Mille Lire Pizzeria is a little bit of Trastevere transplanted to Sweden. A wood-burning oven turns out a variety of genuine Italian pizzas.
Creperie & Logi has two locations in Sweden. The other is in Åre, and we’ve now visited them both. The theme is Breton-style buckwheat crepes, which we were introduced to when we did a bike tour of Brittany last year. They’re stuffed with the usual savory fillings such as cured meats and cheeses. Add some greens, such as arugula, and an egg, and you have a very tasty lunch.
Bakfickan was the most typically Swedish places we ate in Visby. A delicious smoked herring salad with sour cream for me; a half grilled crab for Kris. Absolutely delicious and the real highlight of Visby cuisine.
Where we stayed in Visby
You have your choice of many hotels in Visby. It is, after all, a bustling tourist attraction in the summer. We chose the Hotell Slottsbacken, for the reasons we usually choose a hotel: reasonable price, close to the station–in this case, the harbor–and central location for the areas we want to explore. Since Visby is so small, location is less important here. But Slottsbacken was a good choice. A nice breakfast, a helpful hotel staff who directed us to the good restaurants and places to see, and a comfortable room. And, like I said, because Visby is small, an easy walk to almost everywhere.
For a list of hotels in Visby, click here to go to Booking.com. If you use this link to book a hotel in Visby, Travel Past 50 will receive a small commission at no additional cost to you.

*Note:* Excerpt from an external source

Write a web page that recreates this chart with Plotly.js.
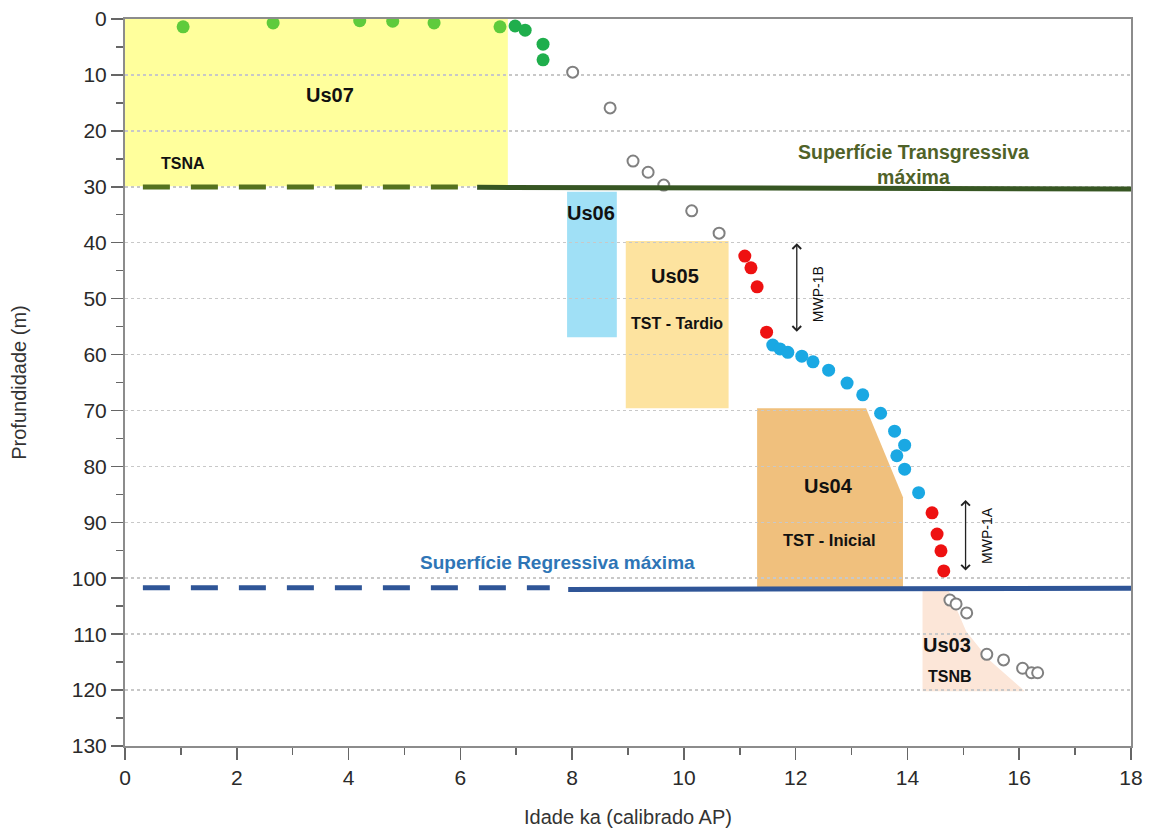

How to get to Visby (and back)
You can fly to Visby in about half an hour from Stockholm. But we prefer to take a ferry. From Stockholm, go to the central train/bus station and look for the signs for Destination Gotland. There you can buy a combination bus/ferry ticket to Nynäshamn, where you will catch the ferry. The bus is about 45 minutes and the ferry is about another three hours. Or, you can do it online via the Destination Gotland site. We found the website a little clunky and somehow ended up getting the ferry tickets but not the bus tickets. But, if you’re in central Stockholm, it’s just as easy to visit the station and take care of everything there.